European discovery of the Stratford district began with Angus McMillan naming the Avon River in early 1840, apparently after an Avon River in Banffshire or in West Lothian, both in Scotland. In June 1842 William Raymond took up a pastoral run on the east side of the river centred slightly north of the present town. Named Stratford, presumably by Raymond, the run was of 16,000 acres, and the inspiration for the name was possibly Shakespeare's Stratford-on-Avon. Alternatively, the site of the future town had a fording place across the river.

Raymond built the Shakespeare hotel at Stratford in 1848 and two years later a blacksmith's shop opened. A town was surveyed in 1854, at about the time when Gippsland cattle were being driven southwards through Stratford to Port Albert for transport to Melbourne and Tasmania. In 1860 gold was discovered north of Stratford at Grant (Crooked River), and supplies were carried through Stratford. There was already a post office (1858), a Presbyterian church (1857) and a school (1858) in the church. Catholic and Anglican churches opened in 1864 and 1868, and a district road board (1864) was located at Stratford. It became Avon Shire in 1865.

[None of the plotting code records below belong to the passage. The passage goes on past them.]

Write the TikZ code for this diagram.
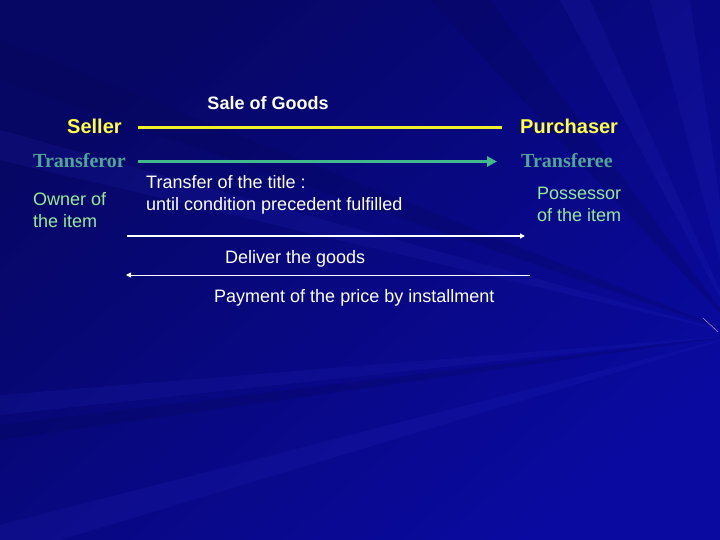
\documentclass[tikz,border=0pt]{standalone}
\usepackage{fontspec}
\setmainfont{Liberation Sans}
\newfontfamily\romanfont{Liberation Serif}
\usetikzlibrary{arrows.meta}
\definecolor{bgdark}{RGB}{6,6,85}
\definecolor{bgmid}{RGB}{10,10,160}
\definecolor{bglight}{RGB}{45,45,205}
\definecolor{lineyellow}{RGB}{240,240,40}
\definecolor{textyellow}{RGB}{255,255,70}
\definecolor{tealtext}{RGB}{80,165,150}
\definecolor{arrowgreen}{RGB}{65,185,140}
\definecolor{ownergreen}{RGB}{150,235,150}
\tikzset{
  party/.style={font=\fontsize{20}{24}\selectfont\bfseries, text=textyellow, inner sep=0pt},
  role/.style={font=\fontsize{20}{24}\selectfont\romanfont\bfseries, text=tealtext, inner sep=0pt},
  holder/.style={font=\fontsize{18}{22}\selectfont, text=ownergreen, inner sep=0pt, align=left},
  plain/.style={font=\fontsize{18}{22}\selectfont, text=white, inner sep=0pt, align=left},
  ray/.style={fill=bglight, opacity=0.14},
  shadow/.style={fill=bgdark, opacity=0.25}
}

\begin{document}
\begin{tikzpicture}[x=1pt,y=-1pt]
\useasboundingbox (0,0) rectangle (720,540);
% Background
\fill[bgmid] (0,0) rectangle (720,540);
\shade[top color=bgdark, bottom color=bgmid, shading angle=40, opacity=0.8] (0,0) rectangle (720,540);
\coordinate (focus) at (740,335);
\fill[ray] (focus) -- (560,0) -- (590,0) -- cycle;
\fill[ray] (focus) -- (650,0) -- (690,0) -- cycle;
\fill[ray] (focus) -- (0,130) -- (0,160) -- cycle;
\fill[ray] (focus) -- (0,395) -- (0,415) -- cycle;
\fill[ray] (focus) -- (0,525) -- (0,540) -- (60,540) -- cycle;
\fill[shadow] (focus) -- (0,425) -- (0,440) -- cycle;
\fill[shadow] (focus) -- (0,40) -- (0,80) -- cycle;
\fill[shadow] (focus) -- (430,0) -- (490,0) -- cycle;
\draw[white!70!violet, thin] (703,318) -- (718,332);
% Nodes
\node[plain, font=\fontsize{18}{22}\selectfont\bfseries, anchor=base] (sale) at (268,110) {Sale of Goods};
\node[party, anchor=base west] (seller) at (67,134) {Seller};
\node[party, anchor=base west] (purchaser) at (520,134) {Purchaser};
\node[role, anchor=base west] (transferor) at (33,168) {Transferor};
\node[role, anchor=base west] (transferee) at (521,168) {Transferee};
\node[holder, anchor=base west] (owner) at (33,227.5) {Owner of\\the item};
\node[holder, anchor=base west] (possessor) at (537,221.5) {Possessor\\of the item};
\node[plain, anchor=base west] (title) at (146,211) {Transfer of the title :\\until condition precedent fulfilled};
\node[plain, anchor=base west] (deliver) at (225,263) {Deliver the goods};
\node[plain, anchor=base west] (payment) at (214,302) {Payment of the price by installment};
% Lines
\coordinate (sellA) at (138,128);
\coordinate (sellB) at (502,128);
\coordinate (titleA) at (138,161.5);
\coordinate (titleB) at (497,161.5);
\coordinate (goodsA) at (127,236);
\coordinate (goodsB) at (525,236);
\coordinate (payA) at (530,275);
\coordinate (payB) at (126,275);
\draw[lineyellow, line width=3pt] (sellA) -- (sellB);
\draw[arrowgreen, line width=3.5pt, -{Triangle[length=10pt, width=10pt]}] (titleA) -- (titleB);
\draw[white, line width=1.8pt, -{Triangle[length=5pt, width=5pt]}] (goodsA) -- (goodsB);
\draw[white, line width=0.9pt, -{Triangle[length=5pt, width=5pt]}] (payA) -- (payB);
\end{tikzpicture}
\end{document}
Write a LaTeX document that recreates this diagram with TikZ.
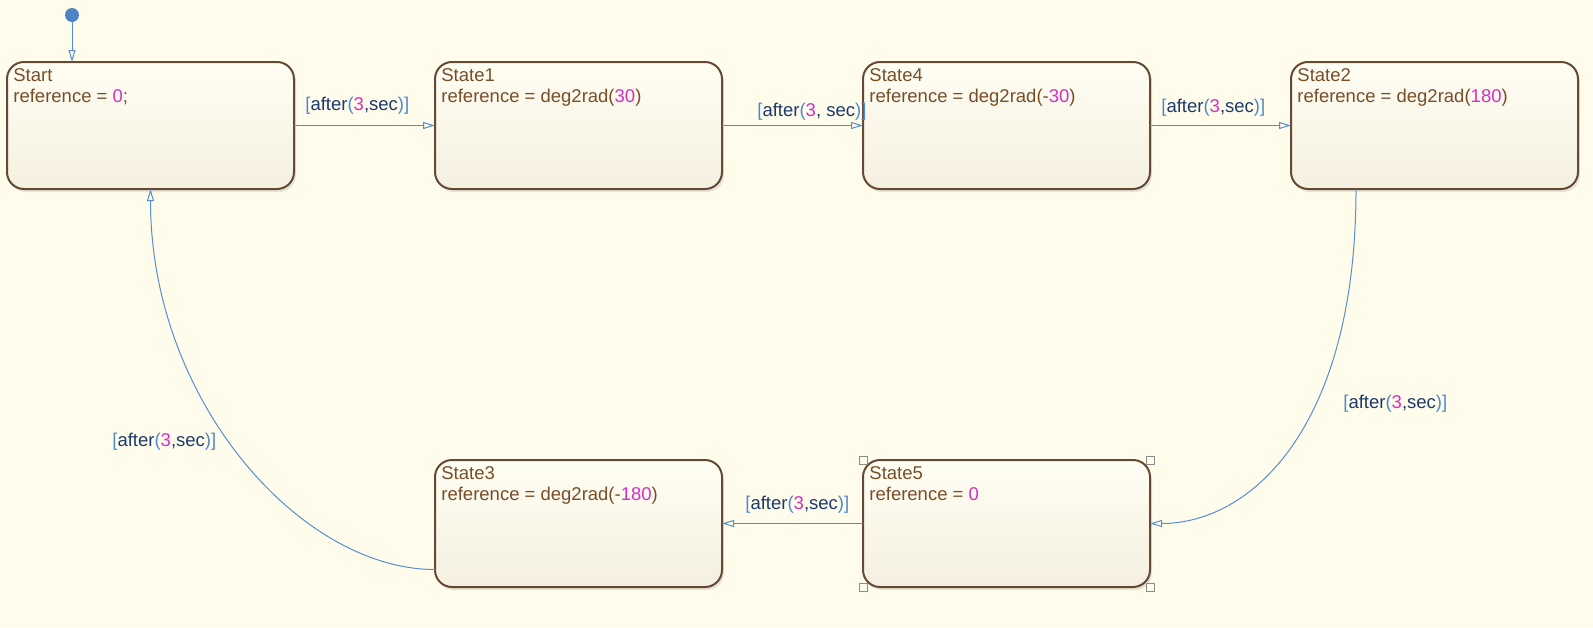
\documentclass[tikz,border=0pt]{standalone}
\usepackage{fontspec}
\setmainfont{Liberation Sans}
\usetikzlibrary{arrows.meta,shadows}
\definecolor{bgcol}{RGB}{255,252,235}
\definecolor{edgecol}{RGB}{100,74,52}
\definecolor{txtcol}{RGB}{120,78,40}
\definecolor{numcol}{RGB}{212,48,196}
\definecolor{transcol}{RGB}{88,142,208}
\definecolor{grdcol}{RGB}{28,58,108}
\definecolor{parcol}{RGB}{78,138,208}
\definecolor{dotcol}{RGB}{76,132,198}
\definecolor{hndcol}{RGB}{140,140,140}
\definecolor{topfill}{RGB}{255,254,243}
\definecolor{botfill}{RGB}{245,240,224}
\newcommand{\refnum}[1]{\textcolor{numcol}{#1}}
\newcommand{\aftersec}[1]{\textcolor{parcol}{[}after\textcolor{parcol}{(}\refnum{3}#1sec\textcolor{parcol}{)]}}

\begin{document}
\begin{tikzpicture}[x=0.5pt,y=-0.5pt,
  state/.style={rectangle,rounded corners=8.5pt,draw=edgecol,line width=1pt,
    minimum width=143.5pt,minimum height=63.5pt,inner sep=0pt,outer sep=0pt,
    top color=topfill,bottom color=botfill,
    drop shadow={shadow xshift=1pt,shadow yshift=-1.5pt,opacity=0.2}},
  statetext/.style={anchor=north west,inner sep=0pt,align=left,text=txtcol,
    font=\fontsize{9.25pt}{10.5pt}\selectfont},
  guard/.style={anchor=west,inner sep=0pt,text=grdcol,font=\fontsize{9.25pt}{11pt}\selectfont},
  trans/.style={draw=transcol,line width=0.5pt,-{Triangle[open,length=6pt,width=3.5pt]}},
  handle/.style={draw=hndcol,line width=0.5pt,fill=bgcol}]
\fill[bgcol] (0,0) rectangle (1593,627);
\useasboundingbox (0,0) rectangle (1593,627);
% states
\node[state] (start) at (150.5,125.5) {};
\node[state] (state1) at (578.5,125.5) {};
\node[state] (state4) at (1006.5,125.5) {};
\node[state] (state2) at (1434.5,125.5) {};
\node[state] (state3) at (578.5,523.5) {};
\node[state] (state5) at (1006.5,523.5) {};
\node[statetext] (starttxt) at ([xshift=3pt,yshift=-3.3pt]start.north west) {Start\\reference = \refnum{0};};
\node[statetext] (state1txt) at ([xshift=3pt,yshift=-3.3pt]state1.north west) {State1\\reference = deg2rad(\refnum{30})};
\node[statetext] (state4txt) at ([xshift=3pt,yshift=-3.3pt]state4.north west) {State4\\reference = deg2rad(-\refnum{30})};
\node[statetext] (state2txt) at ([xshift=3pt,yshift=-3.3pt]state2.north west) {State2\\reference = deg2rad(\refnum{180})};
\node[statetext] (state3txt) at ([xshift=3pt,yshift=-3.3pt]state3.north west) {State3\\reference = deg2rad(-\refnum{180})};
\node[statetext] (state5txt) at ([xshift=3pt,yshift=-3.3pt]state5.north west) {State5\\reference = \refnum{0}};
% selection handles
\foreach \c in {north west,north east,south west,south east}{
  \draw[handle] ([xshift=-2pt,yshift=-2pt]state5.\c) rectangle ([xshift=2pt,yshift=2pt]state5.\c);
}
% transitions
\node[circle,fill=dotcol,minimum size=7pt,inner sep=0pt] (init) at (72,15) {};
\draw[trans] (init) -- (init |- start.north);
\draw[trans] (start.east) -- (state1.west);
\draw[trans] (state1.east) -- (state4.west);
\draw[trans] (state4.east) -- (state2.west);
\draw[trans] ([xshift=-39.25pt]state2.south) .. controls +(0,240) and +(100,0) .. (state5.east);
\draw[trans] (state5.west) -- (state3.east);
\draw[trans] ([yshift=-23pt]state3.west) .. controls +(-135,0) and +(0,211) .. (start.south);
% guards
\node[guard] (g1) at (305,106) {\aftersec{,}};
\node[guard] (g2) at (757,111.5) {\aftersec{, }};
\node[guard] (g3) at (1161,107.5) {\aftersec{,}};
\node[guard] (g4) at (1343,403.5) {\aftersec{,}};
\node[guard] (g5) at (745,505) {\aftersec{,}};
\node[guard] (g6) at (112,442) {\aftersec{,}};
\end{tikzpicture}
\end{document}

New buildings for the post office, court house and shire offices were completed in the mid-1880s, the Gippsland railway reached Stratford in 1888 and a mechanics' institute was built in 1889. The town was described in 1903 in the Australian handbook:

A State primary school was built on a new site in 1911 and a Catholic primary school opened in 1929. After World War I soldier settlers took up farms on subdivided estates in Avon Shire, but many farms proved to be unviable: bracken, falling butterfat prices and rabbits were some of the problems.

The outbreak of World War II brought good wool prices and a flax mill west of Stratford. Prosperity well and truly returned in the 1950s with a reduced rabbit population and increased primary produce prices. A soldiers' memorial park was laid out in Stratford in 1949 with an infant welfare centre, and the saleyards were replaced with a sports and recreation centre. A swimming pool was opened in 1963. The big problem was building a town bridge that could withstand flooding by the Avon River, and that was resolved in 1965 at the bridge opening ceremony that marked the centenary of local government.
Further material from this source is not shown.